Czy nowelizacja jest korzystna dla wszystkich?

Czy nowelizacja jest korzystna dla wszystkich?

W ostatnim wpisie  celowo pozostawiłem bez odpowiedzi pytanie czy w każdym przypadku dłużnik powinien wstrzymać się ze złożeniem wniosku o ogłoszenie upadłości do momentu wejścia w życie nowelizacji. Odpowiem na nie w tym wpisie.

Obecnie w mediach pojawiają się informacje dotyczące nowelizacji, która w znaczący sposób ułatwi ogłaszanie upadłości konsumenckiej. To oczywiście prawda. Zakres zmian jest tak duży, że nie sposób ich szczegółowo opisać w jednym miejscu, ale jednak nie wszystkie są korzystne dla konsumentów. Dlatego teraz skupię się na zmianach, które być może skłonią konsumentów do składania wniosków w aktualnym stanie prawnym.

  1. Warunkowe umorzenie zobowiązań.

Po pierwsze ustawodawca powołał do życia nieznaną dotychczas instytucję warunkowego umorzenia zobowiązań. Co to oznacza  praktyce? Jeżeli sąd stwierdzi, że niezdolność do dokonywania jakichkolwiek spłat wierzycieli wynikająca z osobistej sytuacji upadłego nie ma charakteru trwałego umorzy zobowiązania upadłego bez ustalenia planu spłaty wierzycieli pod warunkiem, że w terminie pięciu lat od dnia uprawomocnienia się postanowienia o warunkowym umorzeniu zobowiązań żaden z wierzycieli nie zaprotestuje. Dla przykładu: Sąd umorzy bezwarunkowo zobowiązania w sytuacji gdy upadły posiada orzeczenie o niepełnosprawności, ale już nie w sytuacji kiedy stracił pracę bo sąd może potraktować to jako stan przejściowy. Dzisiaj sąd, który stwierdzi brak możliwości realizacji planu spłaty musi bezwarunkowo umorzyć zobowiązania i oprócz zażalenia nie ma możliwości wzruszenia tego orzeczenia na późniejszym etapie.

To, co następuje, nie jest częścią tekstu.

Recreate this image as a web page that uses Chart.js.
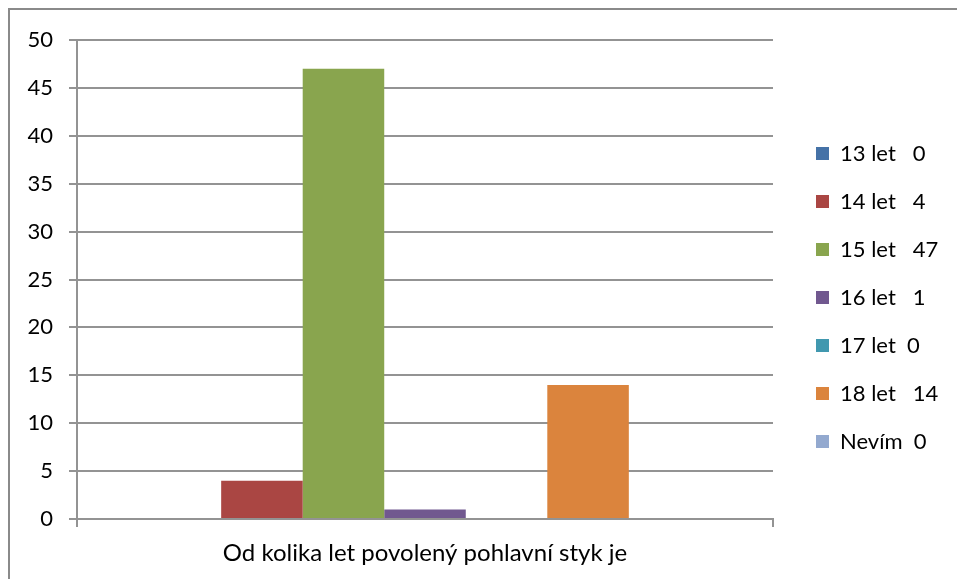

Regulacja ta ma służyć ograniczeniu zbyt pochopnego umorzenia zobowiązań bez jakiejkolwiek spłaty (słuszna intencja, ale sądy obecnie wcale nie są do tego skore) jednak wydaje się, że 5 lat to zbyt długi okres niepewności psychicznej, a celem upadłości konsumenckiej jest docelowo zapewnienie właśnie psychicznego komfortu.

  1. Możliwość żądania przez syndyka zmiany orzeczenia lub umowy dotyczącej obowiązku alimentacyjnego przez syndyka.

Wprawdzie nie znamy szczegółów co do trybu postępowania w takim przypadku, ale trzeba przyznać że przepis ten brzmi groźnie. Dlatego wszyscy dłużnicy alimentacyjni powinni się spieszyć. Jeżeli mają oni jakiekolwiek wątpliwości co do zasadności czy wysokości alimentów którymi są obciążeni to syndyk zgodnie z nowymi przepisami będzie mógł je podważyć. Do tej pory syndycy co do zasady nie kwestionowali wysokości alimentów, jednak trudno przewidywać w jakim zakresie zaktywizuje ich treść przedmiotowego przepisu. Wysokość zasądzonych na rzecz dłużnika alimentów wpływa nie tylko na bieżące wypłaty środków z masy upadłości w toku postępowania, ale co równie istotne jest brana przez sąd pod uwagę przy umorzeniu zobowiązań lub ustalaniu planu spłaty.

 

  1. Syndyk będzie składać wniosek o umorzenie zobowiązań lub plan spłaty.

To czynność, która do tej pory zarezerwowana była dla Upadłego. W praktyce to właśnie on sporządzał wniosek który inicjował zakończenie postępowania. Pozostali uczestnicy postępowania wprawdzie wyrażali swoje stanowiska (wierzyciele najczęściej na piśmie) bądź byli wysłuchiwani w toku rozprawy (syndyk masy upadłości). Często były to jednak dość lakoniczne i niepoparte żadnymi dowodami wnioski o jak najdłuższy (3 lata) i jak najwyższy kwotowo plan spłaty. Sam fakt powierzenia syndykowi sporządzenia wnioski końcowego może spowodować, że będzie on wymagał poparcia stanowiska stanem faktycznym i bardziej rozbudowanego uzasadnienia. A jak wiadomo czasem stanowiska syndyków nie pokrywają się z wnioskami upadłych. Widzę tu zatem zagrożenie w postaci dużo większej wagi  wniosku syndyka niż to było do tej pory. Pomimo tego, że nadal sąd nie będzie związany wnioskiem syndyka.